What the task asks -> Transcribe all of the material below word for word and leave out its pictures.

Supplied data ->
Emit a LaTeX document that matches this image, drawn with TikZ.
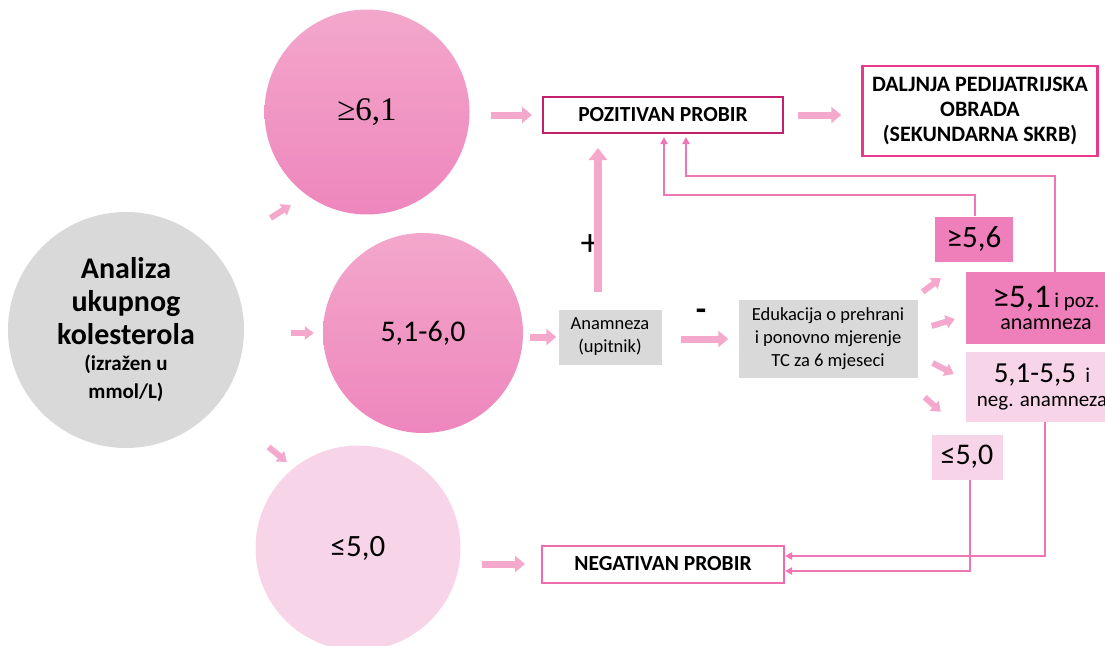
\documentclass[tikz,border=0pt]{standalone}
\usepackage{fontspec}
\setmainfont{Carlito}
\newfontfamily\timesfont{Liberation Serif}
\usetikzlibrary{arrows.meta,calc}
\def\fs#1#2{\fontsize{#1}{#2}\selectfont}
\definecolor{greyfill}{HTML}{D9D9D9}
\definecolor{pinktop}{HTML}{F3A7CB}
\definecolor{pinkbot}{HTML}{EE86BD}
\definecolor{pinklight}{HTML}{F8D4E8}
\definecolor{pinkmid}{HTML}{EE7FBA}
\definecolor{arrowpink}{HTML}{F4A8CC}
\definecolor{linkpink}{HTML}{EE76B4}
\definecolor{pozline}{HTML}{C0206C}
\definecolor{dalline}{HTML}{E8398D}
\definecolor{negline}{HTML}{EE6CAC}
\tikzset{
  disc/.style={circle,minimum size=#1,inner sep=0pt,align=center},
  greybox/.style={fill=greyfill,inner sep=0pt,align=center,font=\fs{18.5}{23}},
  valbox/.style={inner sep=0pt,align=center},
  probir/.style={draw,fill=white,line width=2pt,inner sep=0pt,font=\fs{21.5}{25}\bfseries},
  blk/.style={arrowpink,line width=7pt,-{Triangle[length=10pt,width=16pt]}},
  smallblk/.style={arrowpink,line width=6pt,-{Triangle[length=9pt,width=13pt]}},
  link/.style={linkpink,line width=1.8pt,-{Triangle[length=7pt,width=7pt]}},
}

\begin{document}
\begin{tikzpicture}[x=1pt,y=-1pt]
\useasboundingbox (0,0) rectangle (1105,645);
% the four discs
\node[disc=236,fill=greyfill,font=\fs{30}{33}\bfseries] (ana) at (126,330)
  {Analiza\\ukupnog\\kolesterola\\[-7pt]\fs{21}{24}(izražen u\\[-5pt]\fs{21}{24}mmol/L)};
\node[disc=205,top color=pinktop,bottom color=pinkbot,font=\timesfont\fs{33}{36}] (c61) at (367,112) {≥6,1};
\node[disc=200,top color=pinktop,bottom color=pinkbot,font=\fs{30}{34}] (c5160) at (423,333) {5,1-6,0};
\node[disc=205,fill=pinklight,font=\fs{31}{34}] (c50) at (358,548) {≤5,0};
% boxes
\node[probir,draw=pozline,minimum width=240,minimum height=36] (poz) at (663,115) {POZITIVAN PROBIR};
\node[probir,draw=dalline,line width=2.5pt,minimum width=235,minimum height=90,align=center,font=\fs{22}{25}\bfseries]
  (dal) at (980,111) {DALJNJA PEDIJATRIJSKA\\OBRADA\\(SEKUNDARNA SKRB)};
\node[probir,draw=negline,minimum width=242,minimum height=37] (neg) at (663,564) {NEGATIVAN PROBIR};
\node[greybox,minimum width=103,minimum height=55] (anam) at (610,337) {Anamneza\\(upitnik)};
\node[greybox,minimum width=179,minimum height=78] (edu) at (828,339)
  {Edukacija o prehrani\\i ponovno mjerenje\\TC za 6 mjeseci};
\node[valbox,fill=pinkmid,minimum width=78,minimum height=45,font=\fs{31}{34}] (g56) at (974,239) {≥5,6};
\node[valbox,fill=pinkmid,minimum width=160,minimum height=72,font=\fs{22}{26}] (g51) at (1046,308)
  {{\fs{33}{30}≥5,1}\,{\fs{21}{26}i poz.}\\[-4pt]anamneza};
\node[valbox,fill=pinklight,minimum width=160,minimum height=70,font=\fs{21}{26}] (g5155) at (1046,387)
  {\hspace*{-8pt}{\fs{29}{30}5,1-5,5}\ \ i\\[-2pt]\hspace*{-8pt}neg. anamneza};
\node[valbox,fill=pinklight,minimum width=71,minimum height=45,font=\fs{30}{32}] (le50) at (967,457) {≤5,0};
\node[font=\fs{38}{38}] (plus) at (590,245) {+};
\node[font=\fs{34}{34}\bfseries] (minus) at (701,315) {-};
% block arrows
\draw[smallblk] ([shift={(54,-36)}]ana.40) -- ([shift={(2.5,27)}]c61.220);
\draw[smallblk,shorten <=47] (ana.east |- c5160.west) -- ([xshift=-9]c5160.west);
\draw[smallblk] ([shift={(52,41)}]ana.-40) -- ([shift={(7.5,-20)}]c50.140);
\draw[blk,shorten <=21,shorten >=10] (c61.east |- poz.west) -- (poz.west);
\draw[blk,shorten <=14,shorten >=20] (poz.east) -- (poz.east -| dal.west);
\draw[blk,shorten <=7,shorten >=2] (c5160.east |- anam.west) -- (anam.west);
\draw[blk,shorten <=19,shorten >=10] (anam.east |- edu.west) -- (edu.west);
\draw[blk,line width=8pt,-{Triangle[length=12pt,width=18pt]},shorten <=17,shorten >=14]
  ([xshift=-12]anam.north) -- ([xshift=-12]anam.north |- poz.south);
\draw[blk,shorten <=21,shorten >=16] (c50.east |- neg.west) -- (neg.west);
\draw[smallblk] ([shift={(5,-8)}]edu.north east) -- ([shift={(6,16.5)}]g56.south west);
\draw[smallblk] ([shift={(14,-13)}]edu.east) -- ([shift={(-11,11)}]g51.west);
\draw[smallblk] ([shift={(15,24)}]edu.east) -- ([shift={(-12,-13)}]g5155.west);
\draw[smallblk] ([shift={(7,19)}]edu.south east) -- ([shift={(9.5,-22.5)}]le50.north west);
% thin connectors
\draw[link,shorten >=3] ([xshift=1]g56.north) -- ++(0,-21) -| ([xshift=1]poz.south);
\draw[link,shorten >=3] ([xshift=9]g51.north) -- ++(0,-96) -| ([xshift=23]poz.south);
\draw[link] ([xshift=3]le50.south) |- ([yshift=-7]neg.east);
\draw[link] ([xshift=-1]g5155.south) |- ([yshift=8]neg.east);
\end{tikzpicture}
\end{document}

Worked solution ->
Emit a LaTeX document that matches this image, drawn with TikZ.
\documentclass[tikz,border=0pt]{standalone}
\usepackage{fontspec}
\setmainfont{Carlito}
\newfontfamily\timesfont{Liberation Serif}
\usetikzlibrary{arrows.meta,calc}
\def\fs#1#2{\fontsize{#1}{#2}\selectfont}
\definecolor{greyfill}{HTML}{D9D9D9}
\definecolor{pinktop}{HTML}{F3A7CB}
\definecolor{pinkbot}{HTML}{EE86BD}
\definecolor{pinklight}{HTML}{F8D4E8}
\definecolor{pinkmid}{HTML}{EE7FBA}
\definecolor{arrowpink}{HTML}{F4A8CC}
\definecolor{linkpink}{HTML}{EE76B4}
\definecolor{pozline}{HTML}{C0206C}
\definecolor{dalline}{HTML}{E8398D}
\definecolor{negline}{HTML}{EE6CAC}
\tikzset{
  disc/.style={circle,minimum size=#1,inner sep=0pt,align=center},
  greybox/.style={fill=greyfill,inner sep=0pt,align=center,font=\fs{18.5}{23}},
  valbox/.style={inner sep=0pt,align=center},
  probir/.style={draw,fill=white,line width=2pt,inner sep=0pt,font=\fs{21.5}{25}\bfseries},
  blk/.style={arrowpink,line width=7pt,-{Triangle[length=10pt,width=16pt]}},
  smallblk/.style={arrowpink,line width=6pt,-{Triangle[length=9pt,width=13pt]}},
  link/.style={linkpink,line width=1.8pt,-{Triangle[length=7pt,width=7pt]}},
}

\begin{document}
\begin{tikzpicture}[x=1pt,y=-1pt]
\useasboundingbox (0,0) rectangle (1105,645);
% the four discs
\node[disc=236,fill=greyfill,font=\fs{30}{33}\bfseries] (ana) at (126,330)
  {Analiza\\ukupnog\\kolesterola\\[-7pt]\fs{21}{24}(izražen u\\[-5pt]\fs{21}{24}mmol/L)};
\node[disc=205,top color=pinktop,bottom color=pinkbot,font=\timesfont\fs{33}{36}] (c61) at (367,112) {≥6,1};
\node[disc=200,top color=pinktop,bottom color=pinkbot,font=\fs{30}{34}] (c5160) at (423,333) {5,1-6,0};
\node[disc=205,fill=pinklight,font=\fs{31}{34}] (c50) at (358,548) {≤5,0};
% boxes
\node[probir,draw=pozline,minimum width=240,minimum height=36] (poz) at (663,115) {POZITIVAN PROBIR};
\node[probir,draw=dalline,line width=2.5pt,minimum width=235,minimum height=90,align=center,font=\fs{22}{25}\bfseries]
  (dal) at (980,111) {DALJNJA PEDIJATRIJSKA\\OBRADA\\(SEKUNDARNA SKRB)};
\node[probir,draw=negline,minimum width=242,minimum height=37] (neg) at (663,564) {NEGATIVAN PROBIR};
\node[greybox,minimum width=103,minimum height=55] (anam) at (610,337) {Anamneza\\(upitnik)};
\node[greybox,minimum width=179,minimum height=78] (edu) at (828,339)
  {Edukacija o prehrani\\i ponovno mjerenje\\TC za 6 mjeseci};
\node[valbox,fill=pinkmid,minimum width=78,minimum height=45,font=\fs{31}{34}] (g56) at (974,239) {≥5,6};
\node[valbox,fill=pinkmid,minimum width=160,minimum height=72,font=\fs{22}{26}] (g51) at (1046,308)
  {{\fs{33}{30}≥5,1}\,{\fs{21}{26}i poz.}\\[-4pt]anamneza};
\node[valbox,fill=pinklight,minimum width=160,minimum height=70,font=\fs{21}{26}] (g5155) at (1046,387)
  {\hspace*{-8pt}{\fs{29}{30}5,1-5,5}\ \ i\\[-2pt]\hspace*{-8pt}neg. anamneza};
\node[valbox,fill=pinklight,minimum width=71,minimum height=45,font=\fs{30}{32}] (le50) at (967,457) {≤5,0};
\node[font=\fs{38}{38}] (plus) at (590,245) {+};
\node[font=\fs{34}{34}\bfseries] (minus) at (701,315) {-};
% block arrows
\draw[smallblk] ([shift={(54,-36)}]ana.40) -- ([shift={(2.5,27)}]c61.220);
\draw[smallblk,shorten <=47] (ana.east |- c5160.west) -- ([xshift=-9]c5160.west);
\draw[smallblk] ([shift={(52,41)}]ana.-40) -- ([shift={(7.5,-20)}]c50.140);
\draw[blk,shorten <=21,shorten >=10] (c61.east |- poz.west) -- (poz.west);
\draw[blk,shorten <=14,shorten >=20] (poz.east) -- (poz.east -| dal.west);
\draw[blk,shorten <=7,shorten >=2] (c5160.east |- anam.west) -- (anam.west);
\draw[blk,shorten <=19,shorten >=10] (anam.east |- edu.west) -- (edu.west);
\draw[blk,line width=8pt,-{Triangle[length=12pt,width=18pt]},shorten <=17,shorten >=14]
  ([xshift=-12]anam.north) -- ([xshift=-12]anam.north |- poz.south);
\draw[blk,shorten <=21,shorten >=16] (c50.east |- neg.west) -- (neg.west);
\draw[smallblk] ([shift={(5,-8)}]edu.north east) -- ([shift={(6,16.5)}]g56.south west);
\draw[smallblk] ([shift={(14,-13)}]edu.east) -- ([shift={(-11,11)}]g51.west);
\draw[smallblk] ([shift={(15,24)}]edu.east) -- ([shift={(-12,-13)}]g5155.west);
\draw[smallblk] ([shift={(7,19)}]edu.south east) -- ([shift={(9.5,-22.5)}]le50.north west);
% thin connectors
\draw[link,shorten >=3] ([xshift=1]g56.north) -- ++(0,-21) -| ([xshift=1]poz.south);
\draw[link,shorten >=3] ([xshift=9]g51.north) -- ++(0,-96) -| ([xshift=23]poz.south);
\draw[link] ([xshift=3]le50.south) |- ([yshift=-7]neg.east);
\draw[link] ([xshift=-1]g5155.south) |- ([yshift=8]neg.east);
\end{tikzpicture}
\end{document}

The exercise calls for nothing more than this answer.